I haven’t worked on LLVM codegen for several years now, so you’ll probably want to talk to someone who’s been involved with it more recently. Sending to llvm-dev@ was the right call.
+llvm-dev@ back in.
Having said that:
Those are the semantics of the SHUFFLE_VECTOR node, so the code is doing the right thing. See ISDOpcodes.h:
/// VECTOR_SHUFFLE(VEC1, VEC2) - Returns a vector, of the same type as
/// VEC1/VEC2. A VECTOR_SHUFFLE node also contains an array of constant int
/// values that indicate which value (or undef) each result element will
/// get. These constant ints are accessible through the
/// ShuffleVectorSDNode class. This is quite similar to the Altivec
/// ‘vperm’ instruction, except that the indices must be constants and are
/// in terms of the element size of VEC1/VEC2, not in terms of bytes.
If you’re asking why SHUFFLE_VECTOR was defined this way - I don’t know. This goes back to the very early days of LLVM and SelectionDAG (see https://reviews.llvm.org/rL26879). The reference to Altivec in the above comment is a good hint of how it ended up like this.
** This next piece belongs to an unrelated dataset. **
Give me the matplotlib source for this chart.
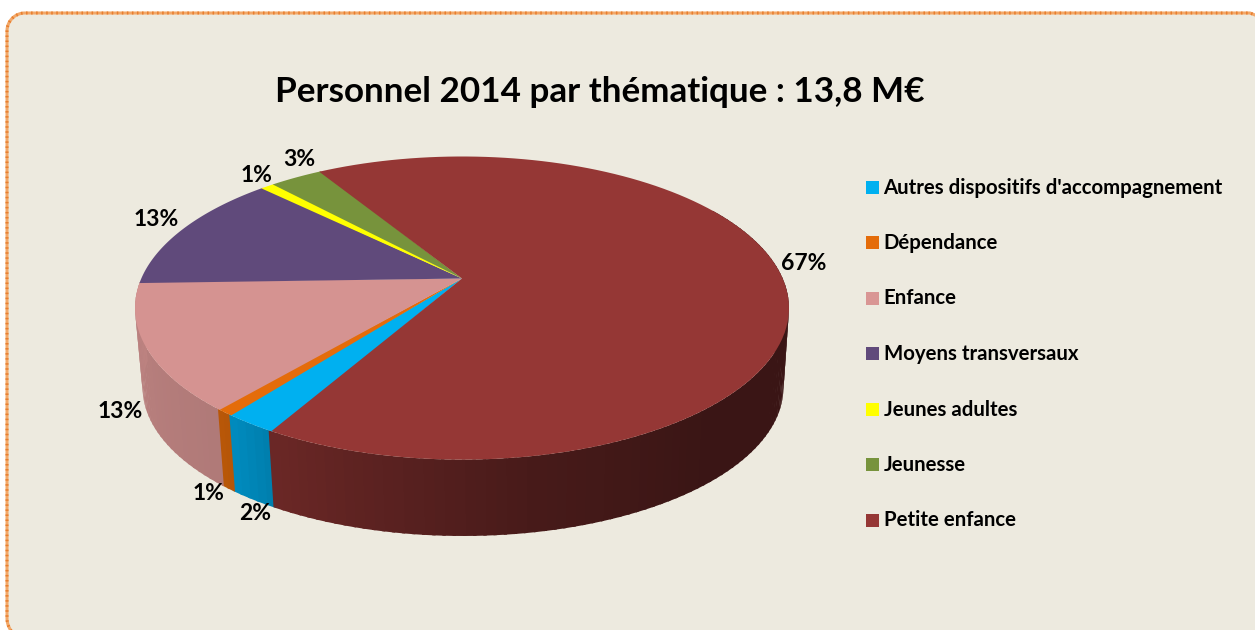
# 3D look pie of the 2014 staff budget, the rim is drawn with perspective by hand

import numpy as np
import matplotlib
matplotlib.use("Agg")
import matplotlib.pyplot as plt
from matplotlib.patches import Rectangle

title = "Personnel 2014 par thématique : 13,8 M€"
categories = ["Autres dispositifs d'accompagnement", "Dépendance", "Enfance",
              "Moyens transversaux", "Jeunes adultes", "Jeunesse", "Petite enfance"]
values = [2.3, 0.7, 13.4, 12.9, 0.8, 3.1, 66.8]
colors = ["#00B0F0", "#E46C0A", "#D99694", "#604A7B", "#FFFF00", "#77933C", "#953735"]
label_x = [255, 208, 120, 156, 257, 299, 804]
label_y = [513, 493, 412, 219, 175, 160, 263]

# side shading, clockwise angle from the top against brightness
shade_angle = [60, 100, 140, 170, 210, 215, 220, 270, 300]
shade_value = [0.39, 0.39, 0.39, 0.48, 0.72, 0.77, 0.81, 0.87, 0.87]

plt.rcParams['font.family'] = ['Lato', 'DejaVu Sans']

fig = plt.figure(figsize=(12.55, 6.3), dpi=100)
ax = fig.add_axes([0, 0, 1, 1])
ax.set_xlim(0, 1255)
ax.set_ylim(630, 0)
ax.axis('off')

# frame, runs off the picture at the right and at the bottom
t = np.radians(np.linspace(0, 90, 30))
frame_x = np.r_[29 - 22 * np.cos(t[:17])[::-1], 25 - 18 * np.cos(t), 1250, 1255]
frame_y = np.r_[618 + 22 * np.sin(t[:17])[::-1], 31 - 18 * np.sin(t), 13, 15]
ax.fill(np.r_[frame_x, 1255, 11], np.r_[frame_y, 630, 630], color="#EDEADF", lw=0)
ax.plot(frame_x, frame_y, color="#F2A869", lw=2.2)
ax.plot(frame_x, frame_y, color="#E87E2E", lw=2.2, ls=(0, (0.5, 1.15)))

P = 0.195

def rim(angle, scale=1.0, cx=462.0, cy=278.5):
	# angle in degrees clockwise from the top of the pie
	a = np.radians(angle)
	u = np.sin(a)
	v = np.cos(a)
	d = 1 + P * v
	return cx + scale * 320.7 * u / d, cy - scale * 145.8 * v / d

def shaded(color, f):
	r, g, b = matplotlib.colors.to_rgb(color)
	return (r * f, g * f, b * f)

# blue slice ends where the red one begins its sweep backwards
start = -30.9 + values[-1] * 3.6
edges = start + np.cumsum([0] + values) * 3.6

# side first, the top face covers what it must
for i in range(len(values)):
	a0 = edges[i]
	a1 = edges[i + 1]
	steps = max(2, int((a1 - a0) / 1.5))
	aa = np.linspace(a0, a1, steps + 1)
	for j in range(steps):
		m = ((aa[j] + aa[j + 1]) / 2) % 360
		if m < 60 or m > 268:
			continue
		x0, y0 = rim(aa[j])
		x1, y1 = rim(aa[j + 1] + 0.5)
		x2, y2 = rim(aa[j + 1] + 0.5, 0.98, 463, 358.5)
		x3, y3 = rim(aa[j], 0.98, 463, 358.5)
		c = shaded(colors[i], np.interp(m, shade_angle, shade_value))
		ax.fill([x0, x1, x2, x3], [y0, y1, y2, y3], color=c, lw=0)

# top face, each slice a bit wider so no background shows in the joins
for i in range(len(values)):
	aa = np.linspace(edges[i] - 0.4, edges[i + 1], 120)
	x, y = rim(aa)
	c = colors[i]
	if i == 2:
		c = shaded(c, 0.98)
	ax.fill(np.r_[462, x], np.r_[278.5, y], color=c, lw=0)

ax.text(600, 91.5, title, ha='center', va='center', fontsize=25.2, fontweight='bold', color='black')

for i in range(len(values)):
	ax.text(label_x[i], label_y[i], "%d%%" % round(values[i]), ha='center', va='center',
		fontsize=16.5, fontweight='bold', color='black')

for i in range(len(categories)):
	y = 187 + 55.5 * i
	ax.add_patch(Rectangle((866, y - 6.5), 13, 13, fc=colors[i], ec='none'))
	ax.text(883.5, y + 0.5, categories[i], ha='left', va='center', fontsize=14.7, fontweight='bold', color='black')

fig.savefig("out.png", dpi=100)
In any case, this does not necessarily make the generated code less efficient - this is just an intermediate representation. Every target supports its own (possibly very restricted, or very wide) set of vector operations, and targets try to pattern-match complex DAG patterns to their instructions. So you can get a target shuffle-like instruction even if the target-independent DAG does not have a SHUFFLE_VECTOR.